When I think of a “farm wife” I think of my Grandma Margaret. I grew up listening to stories about the farm and everything a good farm wife did. Taking meals out to the men who were working long hours in the field; growing gardens and collecting eggs to feed the family; baking pies, cookies, cakes and other goodies to take to church fundraisers or for entertaining relatives and neighbors; pinching pennies to make sure there was enough to get by if the corn/cattle/hog markets tumbled. I think of Grandma Margaret in her kitchen, making homemade noodles and trying to teach me how to be a good farm wife.
I think she was almost giddy the first time I brought my boyfriend, now husband, to meet her. I think I gained status in the family a bit just by being associated with someone who wasn’t afraid to get his hands dirty, worked hard and provided for America. When we got engaged I think she was delighted that one of her grandchildren would participate in the lifestyle she loved so much.
Little did Grandma know I was not that great of a cook, I didn’t know much about growing things, and we really couldn’t fit anyone into our little farmhouse much less entertain them there. I honestly didn’t really think of myself as a “farm wife” because I didn’t really do anything on the farm.
Sure I helped Brad out when we were dating. I sat in the tractor and kept him company when he baled hay. I helped him work cows by recording their weights and whether they were pregnant or open. When he was desperate enough, I drove the tractor while he stacked bales on the hay rack (I’m surprised our relationship survived that ordeal). When I was 8 months pregnant I hiked out through the mud in my s***kickers to climb into the cab of one of his tractors determined to help him un-stick the other. But on a routine basis, you will see very little of me on the farm.
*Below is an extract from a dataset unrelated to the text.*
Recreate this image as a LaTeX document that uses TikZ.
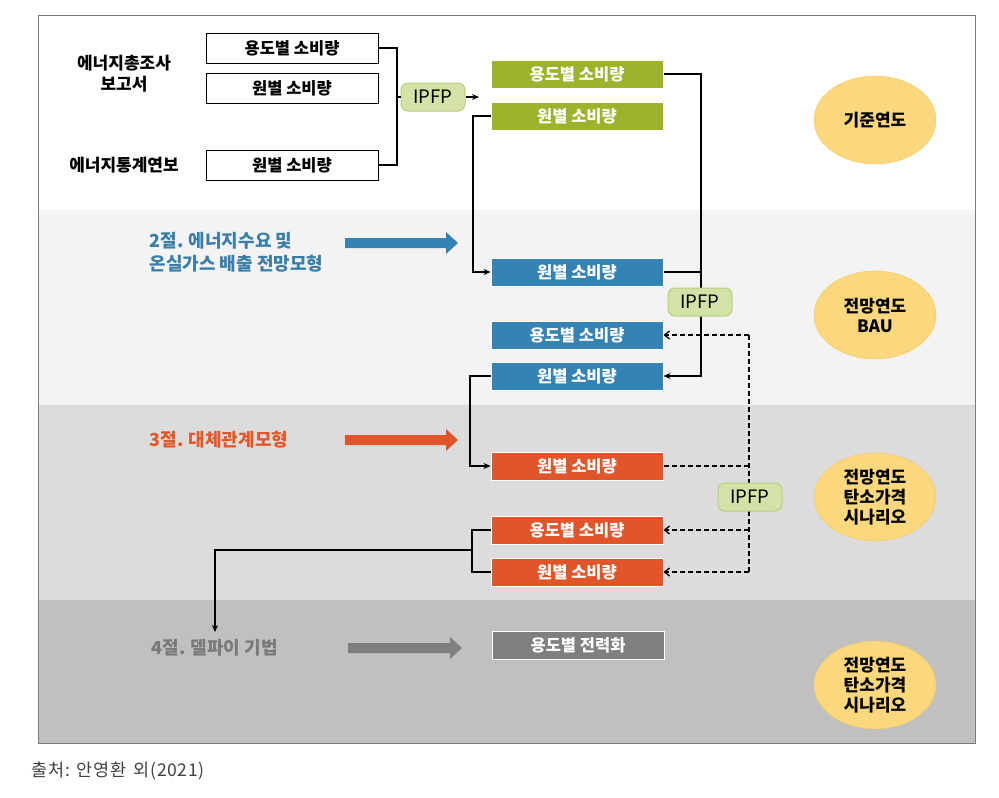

Sometimes I think, “Man, I must be really disappointing Grandma. I am not much of a farm wife at all.” But then I think of all of the things good farm wives do:
1. They provide for their families: Farming is volatile and expensive at times. Farming is stressful and for a small-time farmer, not very lucrative. It can be stressful to watch markets go up and down and not know how much money will actually be coming in after feed, rent, and loans are paid. I am a farm wife because I have a full-time job that earns me a stable income my family can rely on.
2. They raise a family and do a lot of it on their own: Okay, a lot of women raise families and a lot of families have unique situations. But as a farmer’s wife you can about guarantee there are going to be months, and I literally mean months, throughout the year when you see your husband for maybe 5 minutes a day. That means I am at practices with the kids by myself. I am grocery shopping with the kids by myself. I am going to church with the kids by myself. I am going to family and friend get-togethers with the kids by myself. Sometimes it’s hard because I have no one to help me out but mostly it’s hard because other people are always asking, “Where’s Brad?” He’s farming. He’ll be back around the beginning of June.
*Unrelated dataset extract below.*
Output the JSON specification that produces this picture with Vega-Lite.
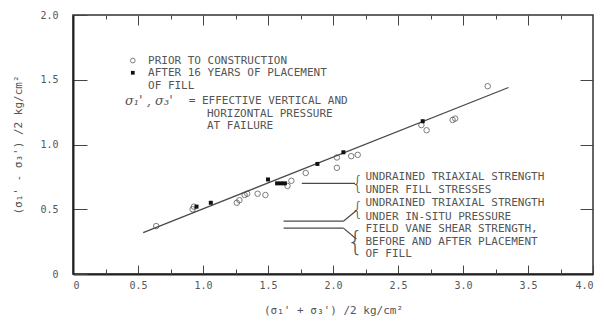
{
  "$schema": "https://vega.github.io/schema/vega-lite/v6.json",
  "autosize": "none",
  "width": 520,
  "height": 259,
  "padding": {"left": 73, "top": 15, "right": 11, "bottom": 48},
  "background": "#ffffff",
  "config": {
    "view": {"stroke": "#333333", "strokeWidth": 1.5},
    "axis": {"grid": false, "labelFont": "DejaVu Sans Mono", "labelFontSize": 10, "labelColor": "#555555", "tickColor": "#444444", "titleFont": "DejaVu Sans Mono", "titleFontSize": 11, "titleColor": "#555555", "titleFontWeight": "normal"},
    "text": {"font": "DejaVu Sans Mono", "fontSize": 11, "color": "#555555", "align": "left", "baseline": "middle"}
  },
  "datasets": {
    "open": [
      {"x": 0.64, "y": 0.37}, {"x": 0.92, "y": 0.50}, {"x": 0.93, "y": 0.52},
      {"x": 1.26, "y": 0.55}, {"x": 1.28, "y": 0.57}, {"x": 1.32, "y": 0.61}, {"x": 1.34, "y": 0.62},
      {"x": 1.42, "y": 0.62}, {"x": 1.48, "y": 0.61}, {"x": 1.65, "y": 0.68}, {"x": 1.68, "y": 0.72},
      {"x": 1.79, "y": 0.78}, {"x": 2.03, "y": 0.82}, {"x": 2.03, "y": 0.90}, {"x": 2.14, "y": 0.91},
      {"x": 2.19, "y": 0.92}, {"x": 2.68, "y": 1.15}, {"x": 2.72, "y": 1.11}, {"x": 2.92, "y": 1.19},
      {"x": 2.94, "y": 1.20}, {"x": 3.19, "y": 1.45}
    ],
    "filled": [
      {"x": 0.95, "y": 0.52}, {"x": 1.06, "y": 0.55}, {"x": 1.50, "y": 0.73}, {"x": 1.57, "y": 0.70},
      {"x": 1.60, "y": 0.70}, {"x": 1.63, "y": 0.70}, {"x": 1.88, "y": 0.85}, {"x": 2.08, "y": 0.94},
      {"x": 2.69, "y": 1.18}
    ],
    "fit": [{"x": 0.54, "y": 0.32}, {"x": 3.35, "y": 1.44}],
    "keys": [
      {"id": "A", "x": 1.76, "y": 0.70}, {"id": "A", "x": 2.17, "y": 0.70},
      {"id": "B", "x": 1.62, "y": 0.408}, {"id": "B", "x": 2.08, "y": 0.408},
      {"id": "C", "x": 1.62, "y": 0.354}, {"id": "C", "x": 2.08, "y": 0.354},
      {"id": "D", "x": 2.08, "y": 0.408}, {"id": "D", "x": 2.18, "y": 0.49},
      {"id": "E", "x": 2.08, "y": 0.354}, {"id": "E", "x": 2.18, "y": 0.27}
    ],
    "legendOpen": [{"x": 0.46, "y": 1.648}],
    "legendFilled": [{"x": 0.46, "y": 1.554}],
    "labels": [
      {"x": 0.577, "y": 1.648, "t": "PRIOR TO CONSTRUCTION"},
      {"x": 0.577, "y": 1.554, "t": "AFTER 16 YEARS OF PLACEMENT"},
      {"x": 0.577, "y": 1.455, "t": "OF FILL"},
      {"x": 0.89, "y": 1.335, "t": "= EFFECTIVE VERTICAL AND"},
      {"x": 1.03, "y": 1.238, "t": "HORIZONTAL PRESSURE"},
      {"x": 1.03, "y": 1.14, "t": "AT FAILURE"}
    ],
    "notes": [
      {"x": 2.25, "y": 0.746, "t": "UNDRAINED TRIAXIAL STRENGTH"},
      {"x": 2.25, "y": 0.646, "t": "UNDER FILL STRESSES"},
      {"x": 2.25, "y": 0.546, "t": "UNDRAINED TRIAXIAL STRENGTH"},
      {"x": 2.25, "y": 0.442, "t": "UNDER IN-SITU PRESSURE"},
      {"x": 2.25, "y": 0.345, "t": "FIELD VANE SHEAR STRENGTH,"},
      {"x": 2.25, "y": 0.250, "t": "BEFORE AND AFTER PLACEMENT"},
      {"x": 2.25, "y": 0.155, "t": "OF FILL"}
    ],
    "sigma": [{"x": 0.40, "y": 1.335, "t": "σ₁' , σ₃'"}],
    "braces2": [{"x": 2.235, "y": 0.696, "t": "{"}, {"x": 2.235, "y": 0.494, "t": "{"}],
    "braces3": [{"x": 2.235, "y": 0.25, "t": "{"}]
  },
  "resolve": {"axis": {"x": "independent", "y": "independent"}},
  "layer": [
    {
      "data": {"name": "fit"},
      "mark": {"type": "line", "color": "#4a4a4a", "strokeWidth": 1.3},
      "encoding": {
        "x": {"field": "x", "type": "quantitative", "scale": {"domain": [0, 4], "nice": false, "zero": false},
          "axis": {"orient": "bottom", "values": [0, 0.5, 1, 1.5, 2, 2.5, 3, 3.5, 4], "tickSize": -9, "labelPadding": 15,
            "labelExpr": "datum.value == 0 ? '0' : format(datum.value, '.1f')",
            "domainColor": "#222222", "domainWidth": 2, "title": "(σ₁' + σ₃') /2 kg/cm²", "titlePadding": 14}},
        "y": {"field": "y", "type": "quantitative", "scale": {"domain": [0, 2], "nice": false, "zero": false},
          "axis": {"orient": "left", "values": [0, 0.5, 1, 1.5, 2], "tickSize": -14, "labelPadding": 29,
            "labelExpr": "datum.value == 0 ? '0' : format(datum.value, '.1f')",
            "domainColor": "#222222", "domainWidth": 2, "title": "(σ₁' - σ₃') /2 kg/cm²", "titlePadding": 16}}
      }
    },
    {
      "data": {"name": "open"},
      "mark": {"type": "point", "shape": "circle", "filled": false, "size": 30, "stroke": "#444444", "strokeWidth": 1},
      "encoding": {
        "x": {"field": "x", "type": "quantitative",
          "axis": {"orient": "bottom", "values": [0.25, 0.75, 1.25, 1.75, 2.25, 2.75, 3.25, 3.75], "tickSize": -5, "labels": false, "domain": false, "title": null}},
        "y": {"field": "y", "type": "quantitative",
          "axis": {"orient": "right", "values": [0.5, 1, 1.5], "tickSize": -13, "labels": false, "domain": false, "title": null}}
      }
    },
    {
      "data": {"name": "filled"},
      "mark": {"type": "point", "shape": "square", "filled": true, "size": 16, "color": "#111111", "opacity": 1},
      "encoding": {
        "x": {"field": "x", "type": "quantitative",
          "axis": {"orient": "top", "values": [0.5, 1, 1.5, 2, 2.5, 3, 3.5], "tickSize": -10, "labels": false, "domain": false, "title": null}},
        "y": {"field": "y", "type": "quantitative", "axis": null}
      }
    },
    {
      "data": {"name": "keys"},
      "mark": {"type": "line", "color": "#4a4a4a", "strokeWidth": 1.2},
      "encoding": {
        "x": {"field": "x", "type": "quantitative",
          "axis": {"orient": "top", "values": [0.25, 0.75, 1.25, 1.75, 2.25, 2.75, 3.25, 3.75], "tickSize": -4, "labels": false, "domain": false, "title": null}},
        "y": {"field": "y", "type": "quantitative", "axis": null},
        "detail": {"field": "id"}
      }
    },
    {
      "data": {"name": "legendOpen"},
      "mark": {"type": "point", "shape": "circle", "filled": false, "size": 22, "stroke": "#444444", "strokeWidth": 1},
      "encoding": {
        "x": {"field": "x", "type": "quantitative", "axis": null},
        "y": {"field": "y", "type": "quantitative", "axis": null}
      }
    },
    {
      "data": {"name": "legendFilled"},
      "mark": {"type": "point", "shape": "square", "filled": true, "size": 14, "color": "#111111", "opacity": 1},
      "encoding": {
        "x": {"field": "x", "type": "quantitative", "axis": null},
        "y": {"field": "y", "type": "quantitative", "axis": null}
      }
    },
    {
      "data": {"name": "labels"},
      "mark": {"type": "text"},
      "encoding": {
        "x": {"field": "x", "type": "quantitative", "axis": null},
        "y": {"field": "y", "type": "quantitative", "axis": null},
        "text": {"field": "t"}
      }
    },
    {
      "data": {"name": "notes"},
      "mark": {"type": "text"},
      "encoding": {
        "x": {"field": "x", "type": "quantitative", "axis": null},
        "y": {"field": "y", "type": "quantitative", "axis": null},
        "text": {"field": "t"}
      }
    },
    {
      "data": {"name": "sigma"},
      "mark": {"type": "text", "font": "DejaVu Serif", "fontStyle": "italic", "fontSize": 13},
      "encoding": {
        "x": {"field": "x", "type": "quantitative", "axis": null},
        "y": {"field": "y", "type": "quantitative", "axis": null},
        "text": {"field": "t"}
      }
    },
    {
      "data": {"name": "braces2"},
      "mark": {"type": "text", "font": "DejaVu Sans", "fontSize": 19, "fontWeight": 200, "color": "#555555", "align": "right"},
      "encoding": {
        "x": {"field": "x", "type": "quantitative", "axis": null},
        "y": {"field": "y", "type": "quantitative", "axis": null},
        "text": {"field": "t"}
      }
    },
    {
      "data": {"name": "braces3"},
      "mark": {"type": "text", "font": "DejaVu Sans", "fontSize": 26, "fontWeight": 200, "color": "#555555", "align": "right"},
      "encoding": {
        "x": {"field": "x", "type": "quantitative", "axis": null},
        "y": {"field": "y", "type": "quantitative", "axis": null},
        "text": {"field": "t"}
      }
    }
  ]
}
3. They keep their chin up even when it’s tough: Being a farm wife is difficult. Sometimes you feel like you are a solo parent. Sometimes you feel like you’re not even in a relationship because you haven’t seen your husband for days and haven’t had a meaningful conversation with him in months. Sometimes you feel the weight of everything your husband has taken on…the financial burden, the long hours, the weariness. But most of the time you just keep trucking along because you remember everything goes in phases. That it will soon be getting darker earlier and your husband will be showing up for dinner again. That the markets will bounce back and improve his mood. That sooner or later you will actually get your husband back for some family time and date nights.
4. They support their husbands’ dreams: I can’t say growing up I dreamt of living on a farm. But then one day I met this boy. He wanted to be a farmer. He saved his money and bought a farm and became a first-generation farmer (something very unusual these days). He asked me to marry him and I said yes because I loved him and his determination, his work ethic and his dream. Sometimes I think about the dreams I have sacrificed to follow his. It can be difficult to swallow at times. But as I was talking to another good farm wife this week, she helped me realize most people sacrifice something to follow their loved-one’s dreams. I’m not trying to make myself a martyr or any other farm wife for that matter. I’m just saying there are a lot of things I have given up or don’t get to do because I chose to marry a farmer. Would I change it? Absolutely not. Because my #1 dream was to marry someone I could love and respect, have a family and good life with, and that I have.
Being a farm wife isn’t easy. Am I the same kind of farm wife Grandma Margaret was? Not even close. But no matter what kind of farm wife you are, I have come to realize there is a special kinship between us farm wives that no one else can understand. I’m hoping Grandma is looking down on me and is proud of the farm wife I have become.